The next step will be to fill in the entire top of the table frame with concrete. While at the local Home Depot, I met the "Rapid Set" distributor stocking shelves. We had a long talk about the product and what I was going to use it for. He said that the Rapid Set concrete uses a different chemical process than portland cement in that the water is actually consumed by the setting process reducing or eliminating any water from seeping out of the concrete over the following days, week, months or even years. This means that the steel will not have such an issue with rusting from the inside out if I were to use normal concrete.
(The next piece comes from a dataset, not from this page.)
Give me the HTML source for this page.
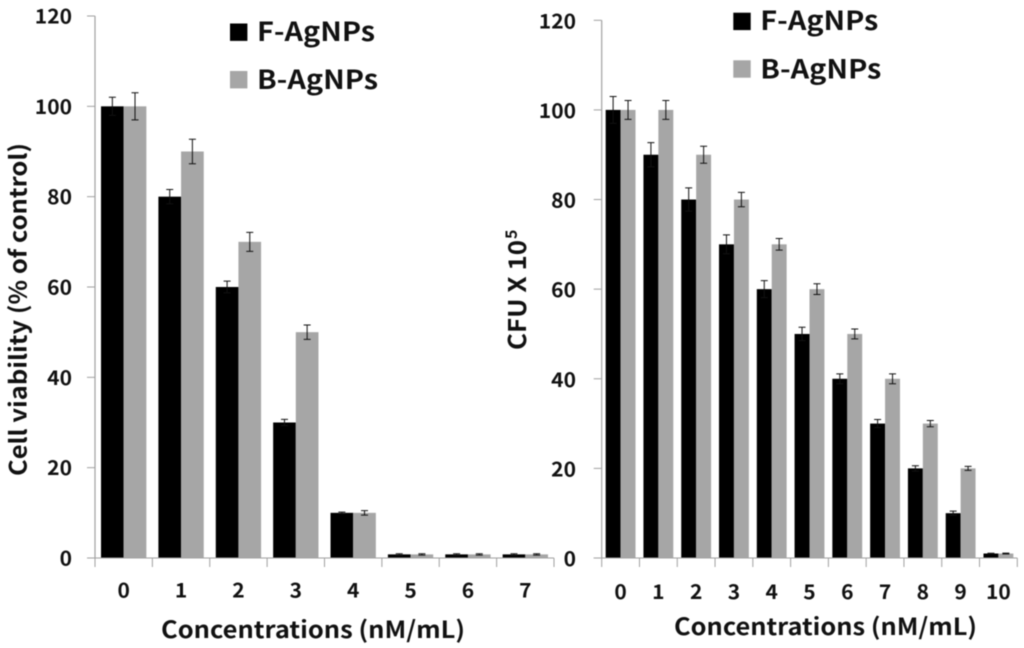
<!DOCTYPE html>
<html>
<head>
<meta charset="utf-8">
<style>
html,body{margin:0;padding:0;background:#fff;width:1024px;height:648px;overflow:hidden}
svg{display:block;filter:blur(0.45px)}
text{font-family:"Noto Sans CJK KR","Liberation Sans",sans-serif;font-weight:700;fill:#111}
</style>
</head>
<body>
<svg id="figure" xmlns="http://www.w3.org/2000/svg" width="1024" height="648" viewBox="0 0 1024 648"></svg>
<script>
const leftCategories = ['0','1','2','3','4','5','6','7'];
const leftFValues = [100,80,60,30,10,0.8,0.8,0.8];
const leftBValues = [100,90,70,50,10,0.8,0.8,0.8];
const leftFErrors = [2,1.6,1.3,0.7,0.15,0.15,0.15,0.15];
const leftBErrors = [3,2.7,2.1,1.6,0.5,0.15,0.15,0.15];

const rightCategories = ['0','1','2','3','4','5','6','7','8','9','10'];
const rightFValues = [100,90,80,70,60,50,40,30,20,10,1];
const rightBValues = [100,100,90,80,70,60,50,40,30,20,1];
const rightFErrors = [3,2.7,2.6,2.1,1.9,1.5,1.1,0.9,0.6,0.45,0.05];
const rightBErrors = [2.1,2.1,1.9,1.6,1.3,1.2,1.1,1.1,0.7,0.45,0.1];

const yTickValues = [0,20,40,60,80,100,120];

const NS = 'http://www.w3.org/2000/svg';
const root = document.getElementById('figure');

function make(tag, attrs, text) {
  const el = document.createElementNS(NS, tag);
  for (const k in attrs) el.setAttribute(k, attrs[k]);
  if (text !== undefined) el.textContent = text;
  root.appendChild(el);
  return el;
}

function drawPanel(p) {
  const yScale = v => p.y0 - v * (p.y0 - p.yTop) / 120;
  const step = (p.xEnd - p.x0) / p.categories.length;
  const barW = step * 0.395;
  const xScale = i => p.x0 + step * i + step / 2;

  // bars and error bars
  p.categories.forEach((c, i) => {
    const series = [
      {key: 'f', color: '#000000', vals: p.fValues, errs: p.fErrors, x: xScale(i) - barW},
      {key: 'b', color: '#a6a6a6', vals: p.bValues, errs: p.bErrors, x: xScale(i)}
    ];
    series.forEach(s => {
      const top = yScale(s.vals[i]);
      const bar = make('rect', {x: s.x, y: top, width: barW, height: p.y0 - top, fill: s.color});
      
      

      const cx = s.x + barW / 2;
      const hi = yScale(s.vals[i] + s.errs[i]);
      const lo = yScale(s.vals[i] - s.errs[i]);
      const d = 'M' + cx + ' ' + hi + 'V' + lo +
                'M' + (cx - 3.5) + ' ' + hi + 'H' + (cx + 3.5) +
                'M' + (cx - 3.5) + ' ' + lo + 'H' + (cx + 3.5);
      const err = make('path', {d: d, stroke: '#111', 'stroke-width': 1, fill: 'none'});
      
      
    });
  });

  // y axis
  const yAxis = make('line', {x1: p.x0, x2: p.x0, y1: p.yTop, y2: p.y0, stroke: '#a0a0a0', 'stroke-width': 1.2});
  
  

  yTickValues.forEach(v => {
    const tick = make('line', {x1: p.x0 - 8, x2: p.x0, y1: yScale(v), y2: yScale(v), stroke: '#a0a0a0', 'stroke-width': 1});
    
    
    const s = String(v);
    const label = make('text', {x: p.yLabelX - s.length * 12.4, y: yScale(v) + p.yLabelDy, 'font-size': 20, textLength: s.length * 12.4, lengthAdjust: 'spacingAndGlyphs'}, s);
    
    
  });

  // x axis
  const xAxis = make('line', {x1: p.x0 - 8, x2: p.xEnd, y1: p.y0, y2: p.y0, stroke: '#a0a0a0', 'stroke-width': 1});
  
  

  for (let i = 0; i <= p.categories.length; i++) {
    const tx = p.x0 + step * i;
    const tick = make('line', {x1: tx, x2: tx, y1: p.y0, y2: p.y0 + 9, stroke: '#a0a0a0', 'stroke-width': 1});
    
    
  }
  p.categories.forEach((c, i) => {
    const w = c.length * 12.4;
    const label = make('text', {x: xScale(i) - w / 2, y: p.xLabelY, 'font-size': 20, textLength: w, lengthAdjust: 'spacingAndGlyphs'}, c);
    
    
  });

  // x axis title
  const xTitle = make('text', {x: p.xTitleX, y: p.xTitleY, 'font-size': 23.5, textLength: p.xTitleW, lengthAdjust: 'spacingAndGlyphs'}, 'Concentrations (nM/mL)');
  
  

  // legend
  const swatchF = make('rect', {x: p.legendX, y: p.legendFY, width: 17.4, height: 17.4, fill: '#000000'});
  
  
  const textF = make('text', {x: p.legendX + 27, y: p.legendFY + 17.4, 'font-size': 26.5, textLength: p.legendFW, lengthAdjust: 'spacingAndGlyphs'}, 'F-AgNPs');
  
  
  const swatchB = make('rect', {x: p.legendX, y: p.legendBY, width: 17.4, height: 17.4, fill: '#a6a6a6'});
  
  
  const textB = make('text', {x: p.legendX + 27, y: p.legendBY + 18, 'font-size': 26.5, textLength: p.legendBW, lengthAdjust: 'spacingAndGlyphs'}, 'B-AgNPs');
  
  
}

drawPanel({
  id: 'left-chart', categories: leftCategories,
  fValues: leftFValues, bValues: leftBValues, fErrors: leftFErrors, bErrors: leftBErrors,
  x0: 95, xEnd: 554, y0: 558, yTop: 16,
  yLabelX: 72, yLabelDy: 7.5, xLabelY: 597.5,
  xTitleX: 161, xTitleY: 638, xTitleW: 304,
  legendX: 230, legendFY: 23.5, legendBY: 71, legendFW: 118, legendBW: 121
});

drawPanel({
  id: 'right-chart', categories: rightCategories,
  fValues: rightFValues, bValues: rightBValues, fErrors: rightFErrors, bErrors: rightBErrors,
  x0: 601.7, xEnd: 1017.3, y0: 558, yTop: 20.3,
  yLabelX: 576, yLabelDy: 8, xLabelY: 599,
  xTitleX: 674, xTitleY: 635, xTitleW: 303,
  legendX: 733.3, legendFY: 12.7, legendBY: 60.3, legendFW: 118, legendBW: 121
});

const leftYTitle = make('text', {transform: 'translate(26.5,476) rotate(-90)', 'font-size': 23.5, textLength: 333, lengthAdjust: 'spacingAndGlyphs'}, 'Cell viability (% of control)');



const rightYTitle = make('text', {transform: 'translate(526,350) rotate(-90)', 'font-size': 24, textLength: 110, lengthAdjust: 'spacingAndGlyphs'}, 'CFU X 10');



const rightYSup = make('text', {transform: 'translate(517,239) rotate(-90)', 'font-size': 16}, '5');


</script>
</body>
</html>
The other thing I really likes is that this stuff sets up in 1 hour and is rated at over 3000 psi in one hour and over 6000 psi in 28 hours set time. They have a second product that reaches 12000 psi in 28 hours, but I went with the less expensive stuff since I am filling steel framing and am using the concrete for vibration dampening and as a solid mass to help counteract the movement of the 260 lb moving table this frame will be supporting.
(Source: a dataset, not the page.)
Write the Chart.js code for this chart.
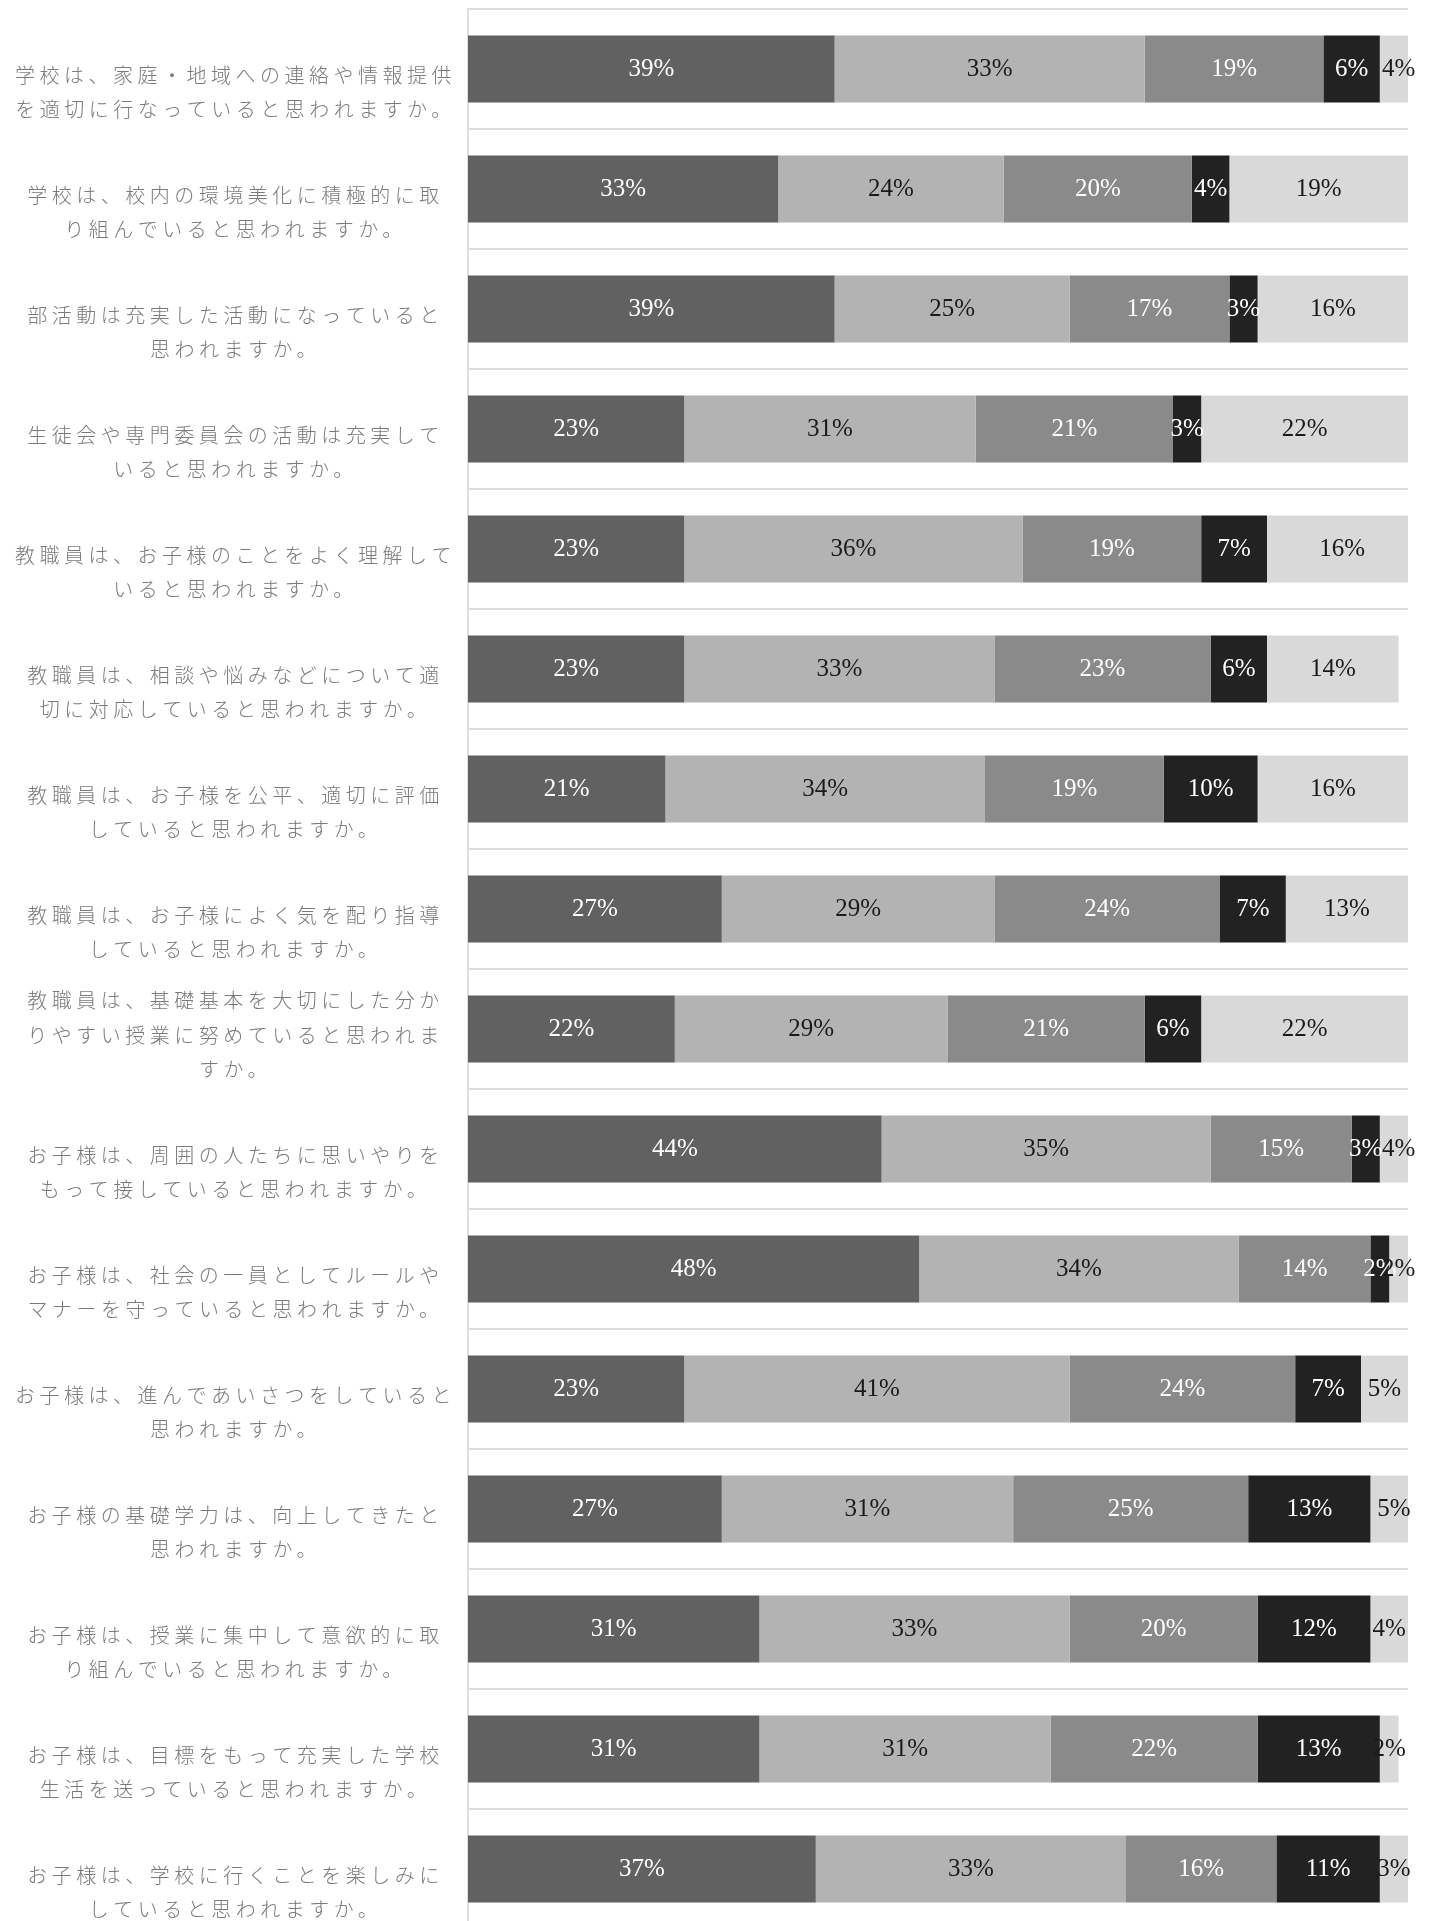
<!DOCTYPE html>
<html lang="ja">
<head>
<meta charset="utf-8">
<title>アンケート結果</title>
<script src="https://cdn.jsdelivr.net/npm/chart.js@4/dist/chart.umd.min.js"></script>
<style>
  html, body { margin: 0; padding: 0; background: #fff; overflow: hidden; }
  #clip { width: 1433px; height: 1921px; overflow: hidden; }
  #wrap { position: relative; width: 1433px; height: 1940px; }
</style>
</head>
<body>
<div id="clip"><div id="wrap"><canvas id="chartSurvey"></canvas></div></div>
<script>
// 設問（改行位置は元の図に合わせる）
const questions = [
  ['学校は、家庭・地域への連絡や情報提供', 'を適切に行なっていると思われますか。'],
  ['学校は、校内の環境美化に積極的に取', 'り組んでいると思われますか。'],
  ['部活動は充実した活動になっていると', '思われますか。'],
  ['生徒会や専門委員会の活動は充実して', 'いると思われますか。'],
  ['教職員は、お子様のことをよく理解して', 'いると思われますか。'],
  ['教職員は、相談や悩みなどについて適', '切に対応していると思われますか。'],
  ['教職員は、お子様を公平、適切に評価', 'していると思われますか。'],
  ['教職員は、お子様によく気を配り指導', 'していると思われますか。'],
  ['教職員は、基礎基本を大切にした分か', 'りやすい授業に努めていると思われま', 'すか。'],
  ['お子様は、周囲の人たちに思いやりを', 'もって接していると思われますか。'],
  ['お子様は、社会の一員としてルールや', 'マナーを守っていると思われますか。'],
  ['お子様は、進んであいさつをしていると', '思われますか。'],
  ['お子様の基礎学力は、向上してきたと', '思われますか。'],
  ['お子様は、授業に集中して意欲的に取', 'り組んでいると思われますか。'],
  ['お子様は、目標をもって充実した学校', '生活を送っていると思われますか。'],
  ['お子様は、学校に行くことを楽しみに', 'していると思われますか。']
];

// 回答の割合（%）
const answer1 = [39, 33, 39, 23, 23, 23, 21, 27, 22, 44, 48, 23, 27, 31, 31, 37];
const answer2 = [33, 24, 25, 31, 36, 33, 34, 29, 29, 35, 34, 41, 31, 33, 31, 33];
const answer3 = [19, 20, 17, 21, 19, 23, 19, 24, 21, 15, 14, 24, 25, 20, 22, 16];
const answer4 = [6, 4, 3, 3, 7, 6, 10, 7, 6, 3, 2, 7, 13, 12, 13, 11];
const answer5 = [4, 19, 16, 22, 16, 14, 16, 13, 22, 4, 2, 5, 5, 4, 2, 3];

const seriesNames = ['回答1', '回答2', '回答3', '回答4', '回答5'];
const barColors  = ['#616161', '#b3b3b3', '#8a8a8a', '#222222', '#d9d9d9'];
const textColors = ['#ffffff', '#1a1a1a', '#ffffff', '#ffffff', '#1a1a1a'];

const $ = (id) => document.getElementById(id);

// 設問ラベルの字間（canvas の letterSpacing）
const spacing = {
  id: 'spacing',
  beforeLayout: (c) => { c.ctx.letterSpacing = '4.5px'; },
  beforeDraw: (c) => { c.ctx.letterSpacing = '4.5px'; }
};

// 棒の中央に % を描く
const pctLabels = {
  id: 'pctLabels',
  afterDatasetsDraw(c) {
    const ctx = c.ctx;
    ctx.save();
    ctx.letterSpacing = '0px';
    ctx.font = '25px "Liberation Serif", "Times New Roman", serif';
    ctx.textAlign = 'center';
    ctx.textBaseline = 'middle';
    c.data.datasets.forEach((ds, di) => {
      ctx.fillStyle = textColors[di];
      c.getDatasetMeta(di).data.forEach((bar, i) => {
        const v = ds.data[i];
        if (!v) return;
        ctx.fillText(v + '%', (bar.x + bar.base) / 2, bar.y);
      });
    });
    ctx.restore();
  }
};

document.addEventListener('DOMContentLoaded', () => {
  const series = [answer1, answer2, answer3, answer4, answer5];
  new Chart($('chartSurvey'), {
    type: 'bar',
    data: {
      labels: questions,
      datasets: series.map((d, i) => ({
        label: seriesNames[i],
        data: d,
        backgroundColor: barColors[i],
        borderWidth: 0,
        categoryPercentage: 1,
        barPercentage: 0.56
      }))
    },
    options: {
      indexAxis: 'y',
      responsive: true,
      maintainAspectRatio: false,
      animation: false,
      events: [],
      layout: { padding: { top: 9, bottom: 11, left: 0, right: 25 } },
      plugins: { legend: { display: false }, tooltip: { enabled: false } },
      scales: {
        x: { stacked: true, min: 0, max: 100, display: false },
        y: {
          stacked: true,
          // 軸の幅は固定、ラベルの高さで上下に余白を取らせない
          afterFit: (s) => { s.width = 468; s.paddingTop = 0; s.paddingBottom = 0; },
          grid: { color: '#dedede', lineWidth: 2, drawTicks: false, offset: true },
          border: { display: true, color: '#dedede', width: 2 },
          ticks: {
            crossAlign: 'center',
            padding: 12,
            labelOffset: 6,
            color: '#7a7a7a',
            font: { family: '"Noto Sans CJK JP", "Noto Sans", sans-serif', size: 20, weight: 300, lineHeight: 1.72 },
            // 2行の設問は上に空行を足して3行分の位置に揃える
            callback: (v, i) => questions[i].length < 3 ? ['', ...questions[i]] : questions[i]
          }
        }
      }
    },
    plugins: [spacing, pctLabels]
  });
});
</script>
</body>
</html>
Well, it is now 1am and I need to get some sleep before going to work in the morning. I will try to get some pictures of the frame and post them tomorrow.
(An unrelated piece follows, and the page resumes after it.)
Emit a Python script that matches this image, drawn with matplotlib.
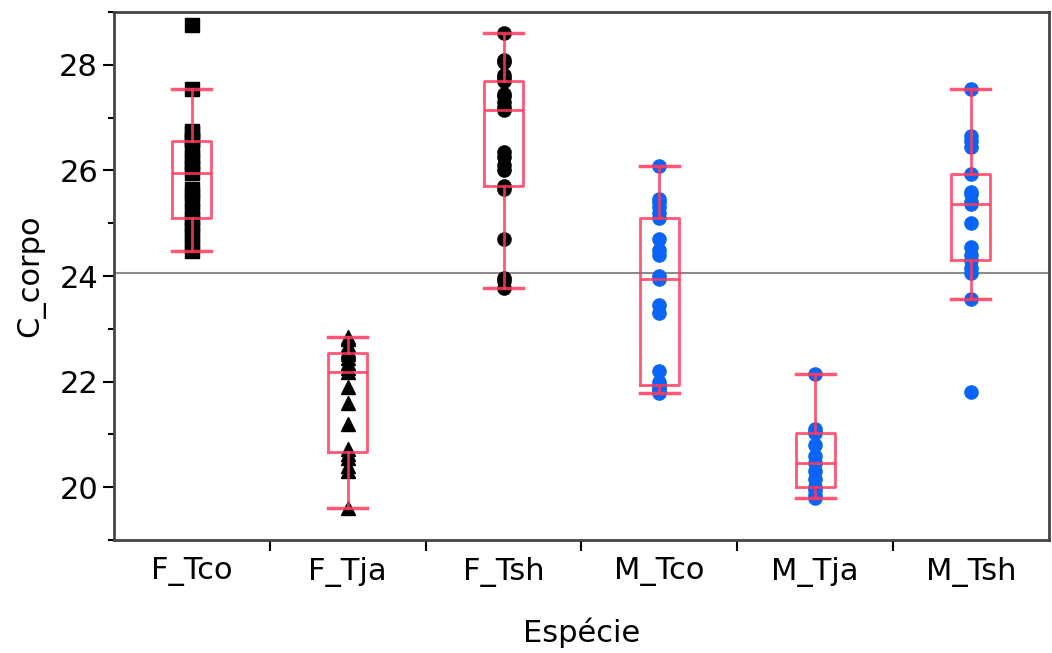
import numpy as np
import matplotlib
matplotlib.use("Agg")
import matplotlib.pyplot as plt
from matplotlib.ticker import MultipleLocator

species = ["F_Tco", "F_Tja", "F_Tsh", "M_Tco", "M_Tja", "M_Tsh"]

f_tco = [24.48, 24.6, 24.75, 24.9, 25.0, 25.1, 25.25, 25.4, 25.55, 25.65, 25.95,
         26.05, 26.15, 26.25, 26.4, 26.55, 26.6, 26.7, 26.75, 27.55, 28.75]
f_tja = [19.6, 20.3, 20.4, 20.55, 20.62, 20.72, 21.2, 21.6, 21.9, 22.18,
         22.25, 22.35, 22.45, 22.52, 22.56, 22.6, 22.7, 22.8, 22.85]
f_tsh = [23.78, 23.9, 23.97, 24.7, 25.65, 25.7, 26.0, 26.1, 26.25, 26.35, 27.15,
         27.2, 27.3, 27.4, 27.45, 27.7, 27.75, 27.8, 28.05, 28.1, 28.6]
m_tco = [21.78, 21.8, 21.85, 21.9, 21.92, 21.93, 22.0, 22.2, 23.3, 23.45, 23.95,
         24.0, 24.4, 24.5, 24.7, 25.09, 25.2, 25.3, 25.4, 25.45, 26.09]
m_tja = [19.8, 19.85, 19.95, 20.0, 20.15, 20.3, 20.46, 20.6, 20.8, 21.02,
         21.05, 21.1, 22.15]
m_tsh = [21.8, 23.56, 24.05, 24.15, 24.3, 24.4, 24.55, 25.0, 25.37, 25.4,
         25.55, 25.6, 25.93, 26.45, 26.55, 26.65, 27.55]

groups = [f_tco, f_tja, f_tsh, m_tco, m_tja, m_tsh]
markers = ["s", "^", "o", "o", "o", "o"]
colors = ["black", "black", "black", "#0a64f5", "#0a64f5", "#0a64f5"]
grand_mean = 24.05

box_col = "#ff3a5e"

fig = plt.figure(figsize=(10.52, 6.53), dpi=100)
ax = fig.add_axes([0.1084, 0.173, 0.8886, 0.8086])

x = np.arange(len(species))

ax.axhline(grand_mean, color="#8c8c8c", lw=1.5, zorder=1)

for i, vals in enumerate(groups):
    ax.plot([x[i]] * len(vals), vals, linestyle="none", marker=markers[i],
            color=colors[i], ms=9.5, zorder=2)

ax.boxplot(groups, positions=x, widths=0.25, showfliers=False, whis=1.5,
           boxprops=dict(color=box_col, lw=2, alpha=0.85),
           whiskerprops=dict(color=box_col, lw=2, alpha=0.85),
           capprops=dict(color=box_col, lw=2.5, alpha=0.85),
           medianprops=dict(color=box_col, lw=2, alpha=0.85),
           capwidths=0.25, zorder=3)

ax.set_xlim(-0.5, 5.5)
ax.set_ylim(19, 29)

ax.set_xticks(x)
ax.set_xticklabels(species, fontsize=22)
ax.tick_params(axis="x", length=0, pad=12)
ax.set_xticks(np.arange(0.5, 5.5, 1), minor=True)
ax.tick_params(axis="x", which="minor", length=8, width=1.5, direction="out")

ax.yaxis.set_major_locator(MultipleLocator(2))
ax.yaxis.set_minor_locator(MultipleLocator(1))
ax.tick_params(axis="y", labelsize=22, length=8, width=1.5)
ax.tick_params(axis="y", which="minor", length=4, width=1.5)
ax.set_yticks([20, 22, 24, 26, 28])

for s in ax.spines.values():
    s.set_color("#444444")
    s.set_linewidth(2)

ax.set_ylabel("C_corpo", fontsize=22, labelpad=10)
ax.set_xlabel("Espécie", fontsize=22, labelpad=22)

fig.savefig("out.png", dpi=100)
This rebuild will probably take me a couple of months to complete along with the other chores and projects around the house, but I plan on documenting everything along the way. Especially since I just received in the mail a 55" THK C7 25mm ball screw with 4 start 25mm lead and a 43" long Kuroda C5 precision ground 15mm x 15mm lead ball screw with a 5 um accuracy along the entire screw length and 5 um backlash. I have designed a fairly simple rotating nut design I will be building with just a drill press, cross slide vice and home made jigs. I am very excited about this since those Acme drive screws I was previously using had about .015" backlash, but even worse had unpredictable travel along the entire length of the screw. I.E. .2" per rotation at one point, but .21"+ at another and .19"- at a third with anything in between along the length of the screw.
Later - John Z